## Directive
The lines from the top of the material below through the line containing "(8.7,6.7) -- (1106,6.7);" are to be printed exactly, with pictures omitted.
● ● ●
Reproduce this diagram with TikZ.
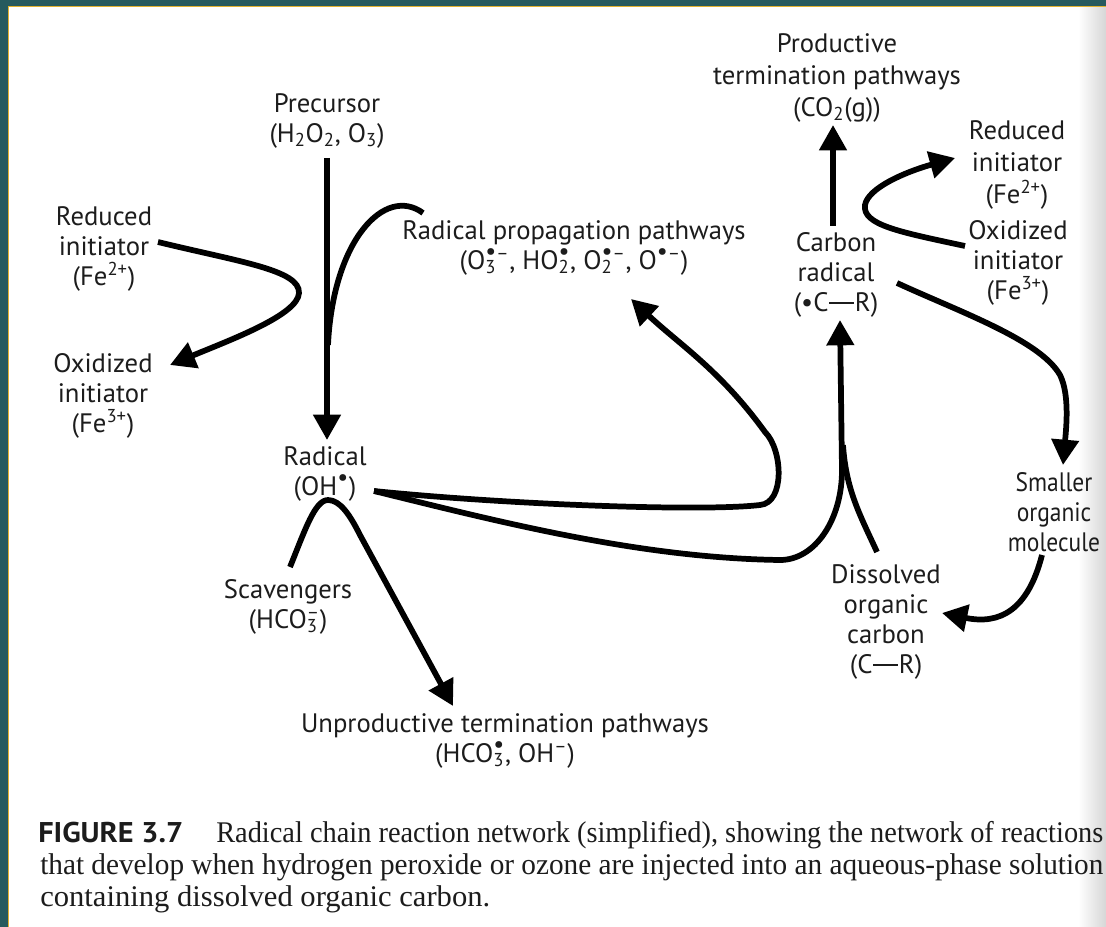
\documentclass[tikz,border=0pt]{standalone}
\usepackage{fontspec}
\usepackage{graphicx}
\usetikzlibrary{arrows.meta}
\newfontfamily\labfont{PT Sans}
\newfontfamily\labcond[FakeStretch=0.88]{PT Sans}
\newfontfamily\capserif{Liberation Serif}
\definecolor{frameteal}{RGB}{38,90,94}
\definecolor{framegold}{RGB}{226,178,48}
\definecolor{inkc}{RGB}{28,28,28}
\newcommand\chemss[2]{{\setbox0=\hbox{\textsuperscript{#2}}\setbox2=\hbox{\textsubscript{#1}}\ifdim\wd0>\wd2 \rlap{\copy2}\copy0 \else\rlap{\copy0}\copy2 \fi}}
\newcommand\rdot{\scalebox{1.3}{•}}
\newcommand\cdash{\kern0.02em\rule[0.29em]{0.95em}{0.065em}\kern0.02em}
\begin{document}
\begin{tikzpicture}[x=0.75pt,y=-0.75pt,
  lab/.style={font=\labfont\fontsize{20pt}{22.5pt}\selectfont, align=center, inner sep=0pt, text=inkc},
  labc/.style={lab, font=\labcond\fontsize{20pt}{22.5pt}\selectfont},
  wire/.style={line width=4.3pt, black},
  flow/.style={wire, -{Triangle[length=19pt,width=20pt]}},
  capn/.style={anchor=base west, inner sep=0pt, text=inkc}]
\useasboundingbox (0,0) rectangle (1106,927);
\fill[white] (0,0) rectangle (1106,927);
\shade[left color=white, right color=black!16] (1078,7) rectangle (1106,927);
\fill[frameteal] (0,0) rectangle (1106,6);
\fill[frameteal] (0,0) rectangle (8,927);
\draw[framegold, line width=1.1pt] (8.7,927) -- (8.7,6.7) -- (1106,6.7);

% labels
\node[lab] (prec) at (327,121) {Precursor\\(H\textsubscript{2}O\textsubscript{2}, O\textsubscript{3})};
\node[lab] (redL) at (104,249) {Reduced\\initiator\\(Fe\textsuperscript{2+})};
\node[lab] (oxL) at (103,396) {Oxidized\\initiator\\(Fe\textsuperscript{3+})};
\node[lab] (prop) at (574,248) {Radical propagation pathways\\(O\chemss{3}{\rdot–}, HO\chemss{2}{\rdot}, O\chemss{2}{\rdot–}, O\textsuperscript{\rdot–})};
\node[lab, font=\labfont\fontsize{20pt}{24pt}\selectfont] (prod) at (837,78) {Productive\\termination pathways\\(CO\textsubscript{2}(g))};
\node[lab, font=\labfont\fontsize{20pt}{24pt}\selectfont] (redR) at (1017,165) {Reduced\\initiator\\(Fe\textsuperscript{2+})};
\node[lab] (oxR) at (1018,263) {Oxidized\\initiator\\(Fe\textsuperscript{3+})};
\node[lab] (crad) at (836,275) {Carbon\\radical\\(•C\cdash R)};
\node[lab] (rad) at (325,474) {Radical\\(OH\textsuperscript{\rdot})};
\node[lab] (scav) at (288,607) {Scavengers\\(HCO\chemss{3}{–})};
\node[lab] (unprod) at (505,741) {Unproductive termination pathways\\(HCO\chemss{3}{\rdot}, OH\textsuperscript{–})};
\node[labc] (small) at (1054,512) {Smaller\\organic\\molecule};
\node[lab] (doc) at (886,622) {Dissolved\\organic\\carbon\\(C\cdash R)};

% connector end points
\coordinate (a1s) at (327,158);
\coordinate (a1e) at (327,440);
\coordinate (fbS) at (423,213);
\coordinate (fbE) at (328,345);
\coordinate (iLs) at (158,242);
\coordinate (iLt) at (299,293);
\coordinate (iLe) at (170,365);
\coordinate (rS) at (374,491);
\coordinate (pL1) at (760,505);
\coordinate (pL2) at (765,432);
\coordinate (pE) at (631,299);
\coordinate (cL1) at (780,560);
\coordinate (cL2) at (842,470);
\coordinate (cE) at (840,320);
\coordinate (dS) at (877,552);
\coordinate (dE) at (843,445);
\coordinate (sS) at (290,567);
\coordinate (sP) at (328,500);
\coordinate (sM) at (360,535);
\coordinate (sE) at (453,706);
\coordinate (gS) at (833,226);
\coordinate (gE) at (833,125);
\coordinate (oRs) at (965,246);
\coordinate (oRt) at (865,205);
\coordinate (oRe) at (955,158);
\coordinate (mS) at (897,283);
\coordinate (mM) at (1060,375);
\coordinate (mE) at (1063,465);
\coordinate (nS) at (1042,555);
\coordinate (nE) at (942,613);

% connectors
\draw[flow] (a1s) -- (a1e);
\draw[wire] (fbS) .. controls (385,185) and (333,240) .. (fbE);
\draw[flow] (iLs) .. controls (240,262) and (300,270) .. (iLt) .. controls (298,315) and (230,340) .. (iLe);
\draw[flow] (rS) .. controls (500,504) and (700,512) .. (pL1) .. controls (785,503) and (783,450) .. (pL2) .. controls (720,370) and (680,345) .. (pE);
\draw[flow] (rS) .. controls (500,522) and (640,558) .. (cL1) .. controls (815,560) and (842,520) .. (cL2) -- (cE);
\draw[wire] (dS) .. controls (860,515) and (846,490) .. (dE);
\draw[flow] (sS) .. controls (305,530) and (315,500) .. (sP) .. controls (340,500) and (350,515) .. (sM) -- (sE);
\draw[flow] (gS) -- (gE);
\draw[flow] (oRs) .. controls (900,232) and (862,225) .. (oRt) .. controls (868,188) and (905,172) .. (oRe);
\draw[flow] (mS) .. controls (960,312) and (1040,340) .. (mM) .. controls (1070,395) and (1066,430) .. (mE);
\draw[flow] (nS) .. controls (1028,610) and (1000,625) .. (nE);

% caption
\node[capn] (cap1a) at (38,842) {\resizebox{108.75pt}{\height}{\labfont\bfseries\fontsize{21.4pt}{24pt}\selectfont FIGURE 3.7}};
\node[capn] (cap1b) at (216,842) {\resizebox{665.25pt}{\height}{\capserif\fontsize{22.5pt}{24pt}\selectfont Radical chain reaction network (simplified), showing the network of reactions}};
\node[capn] (cap2) at (40,874) {\resizebox{797.25pt}{\height}{\capserif\fontsize{22.5pt}{24pt}\selectfont that develop when hydrogen peroxide or ozone are injected into an aqueous-phase solution}};
\node[capn] (cap3) at (40,906) {\resizebox{337.5pt}{\height}{\capserif\fontsize{22.5pt}{24pt}\selectfont containing dissolved organic carbon.}};
\end{tikzpicture}
\end{document}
● ● ●
## Exercise solution
Reproduce this diagram with TikZ.
\documentclass[tikz,border=0pt]{standalone}
\usepackage{fontspec}
\usepackage{graphicx}
\usetikzlibrary{arrows.meta}
\newfontfamily\labfont{PT Sans}
\newfontfamily\labcond[FakeStretch=0.88]{PT Sans}
\newfontfamily\capserif{Liberation Serif}
\definecolor{frameteal}{RGB}{38,90,94}
\definecolor{framegold}{RGB}{226,178,48}
\definecolor{inkc}{RGB}{28,28,28}
\newcommand\chemss[2]{{\setbox0=\hbox{\textsuperscript{#2}}\setbox2=\hbox{\textsubscript{#1}}\ifdim\wd0>\wd2 \rlap{\copy2}\copy0 \else\rlap{\copy0}\copy2 \fi}}
\newcommand\rdot{\scalebox{1.3}{•}}
\newcommand\cdash{\kern0.02em\rule[0.29em]{0.95em}{0.065em}\kern0.02em}
\begin{document}
\begin{tikzpicture}[x=0.75pt,y=-0.75pt,
  lab/.style={font=\labfont\fontsize{20pt}{22.5pt}\selectfont, align=center, inner sep=0pt, text=inkc},
  labc/.style={lab, font=\labcond\fontsize{20pt}{22.5pt}\selectfont},
  wire/.style={line width=4.3pt, black},
  flow/.style={wire, -{Triangle[length=19pt,width=20pt]}},
  capn/.style={anchor=base west, inner sep=0pt, text=inkc}]
\useasboundingbox (0,0) rectangle (1106,927);
\fill[white] (0,0) rectangle (1106,927);
\shade[left color=white, right color=black!16] (1078,7) rectangle (1106,927);
\fill[frameteal] (0,0) rectangle (1106,6);
\fill[frameteal] (0,0) rectangle (8,927);
\draw[framegold, line width=1.1pt] (8.7,927) -- (8.7,6.7) -- (1106,6.7);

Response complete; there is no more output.